Covid-19 and the increase in labor lawsuits

Heloisa de Alencar
Lawyer at Marcos Martins Advogados

In times of pandemic, employers and employees have many questions about how to proceed with reducing wages and working hours, suspending contracts and even dismissing employees.

The uncertainties of this scenario, since January 2020, have significantly increased the number of labor lawsuits filed as a result of the new coronavirus epidemic, and it is estimated that the number of lawsuits already exceeds 10,000, which together add up to almost R$ 600 million.

The probable cause for the increase in lawsuits stems from the different interpretations of the Provisional Measures created by the government to contain the effects of the pandemic on companies, including Provisional Measure 927, which allows the suspension of contracts and salaries for up to four months, and Provisional Measure 936, which creates the Emergency Program for Maintaining Employment and Income.

With the advent of the Provisional Measures, countless individual and collective agreements were signed between workers and employers to suspend or reduce wages. But while on the one hand the creation of the Provisional Measures prevented many workers from being laid off by companies, since they made exceptions and facilitated the maintenance of employment contracts as well as salaries, on the other hand, the obscure rules of the Provisional Measures led to the judicialization of labor conflicts, bringing legal uncertainty to companies and employers in general.

In the end, companies have adopted the measures that seem most reasonable to them, which will consequently lead to various questions and lawsuits.

MP 927, for example, does not provide clear rules on the issue of suspending employment contracts, failing to objectively provide for the payment of severance pay in the event of termination due to the crisis caused by the pandemic.

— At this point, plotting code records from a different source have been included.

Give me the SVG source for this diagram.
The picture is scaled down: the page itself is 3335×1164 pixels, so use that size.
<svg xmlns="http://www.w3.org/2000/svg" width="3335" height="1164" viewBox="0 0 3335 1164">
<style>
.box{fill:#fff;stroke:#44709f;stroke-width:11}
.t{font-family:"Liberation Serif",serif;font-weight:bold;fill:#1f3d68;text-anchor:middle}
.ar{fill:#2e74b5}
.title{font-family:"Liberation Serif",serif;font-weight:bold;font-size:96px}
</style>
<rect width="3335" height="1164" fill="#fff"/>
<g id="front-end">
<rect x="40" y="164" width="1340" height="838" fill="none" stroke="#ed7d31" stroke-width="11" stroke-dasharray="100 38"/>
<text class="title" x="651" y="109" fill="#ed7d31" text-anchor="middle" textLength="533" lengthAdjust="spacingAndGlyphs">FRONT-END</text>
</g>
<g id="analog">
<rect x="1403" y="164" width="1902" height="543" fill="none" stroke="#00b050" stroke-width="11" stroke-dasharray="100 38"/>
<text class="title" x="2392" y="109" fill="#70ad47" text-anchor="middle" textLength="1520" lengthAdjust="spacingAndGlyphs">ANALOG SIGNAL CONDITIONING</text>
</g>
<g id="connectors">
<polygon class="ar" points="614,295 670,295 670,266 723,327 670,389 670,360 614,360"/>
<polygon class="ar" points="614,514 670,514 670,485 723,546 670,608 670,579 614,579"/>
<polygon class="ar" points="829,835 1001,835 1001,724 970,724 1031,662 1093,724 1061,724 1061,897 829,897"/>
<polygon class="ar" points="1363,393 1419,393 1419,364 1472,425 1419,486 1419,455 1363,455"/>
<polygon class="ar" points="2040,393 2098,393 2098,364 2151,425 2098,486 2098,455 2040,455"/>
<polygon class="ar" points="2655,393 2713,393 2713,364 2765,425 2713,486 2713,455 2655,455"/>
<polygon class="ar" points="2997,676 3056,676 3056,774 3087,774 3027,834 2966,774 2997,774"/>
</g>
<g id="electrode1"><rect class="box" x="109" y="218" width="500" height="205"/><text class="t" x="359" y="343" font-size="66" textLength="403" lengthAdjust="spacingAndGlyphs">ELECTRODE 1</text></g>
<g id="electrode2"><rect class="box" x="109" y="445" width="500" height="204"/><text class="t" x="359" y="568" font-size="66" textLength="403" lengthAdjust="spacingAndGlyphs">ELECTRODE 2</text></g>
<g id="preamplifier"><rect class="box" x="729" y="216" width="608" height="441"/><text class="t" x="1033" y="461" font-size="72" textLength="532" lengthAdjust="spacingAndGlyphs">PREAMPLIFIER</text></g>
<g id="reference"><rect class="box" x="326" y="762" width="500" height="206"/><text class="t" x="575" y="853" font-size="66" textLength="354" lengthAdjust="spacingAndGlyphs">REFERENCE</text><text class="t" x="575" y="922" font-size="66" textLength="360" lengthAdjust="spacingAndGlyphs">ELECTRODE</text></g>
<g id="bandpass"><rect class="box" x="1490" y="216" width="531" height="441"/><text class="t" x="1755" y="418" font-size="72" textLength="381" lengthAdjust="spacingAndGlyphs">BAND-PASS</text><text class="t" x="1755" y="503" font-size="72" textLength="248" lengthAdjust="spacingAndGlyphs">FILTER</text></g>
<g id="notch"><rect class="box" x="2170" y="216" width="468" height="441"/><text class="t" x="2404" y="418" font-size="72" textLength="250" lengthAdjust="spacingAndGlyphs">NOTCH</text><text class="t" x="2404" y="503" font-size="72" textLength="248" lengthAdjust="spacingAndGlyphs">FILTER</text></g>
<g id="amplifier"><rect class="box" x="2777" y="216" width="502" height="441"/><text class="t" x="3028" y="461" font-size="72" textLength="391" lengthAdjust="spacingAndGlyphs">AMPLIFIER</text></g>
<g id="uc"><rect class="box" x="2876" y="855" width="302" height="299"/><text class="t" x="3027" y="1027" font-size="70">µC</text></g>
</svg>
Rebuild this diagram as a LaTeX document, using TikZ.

In any case, despite the fact that the multiple interpretations of the Provisional Measures have caused legal uncertainty, which is the motivation for the judicialization of labor conflicts, it is a fact that many employment contracts remain active because of them, since mechanisms have been created to encourage the permanence of the employment relationship during the height of the pandemic, and it is now up to case law to remedy the gaps created by the Provisional Measures.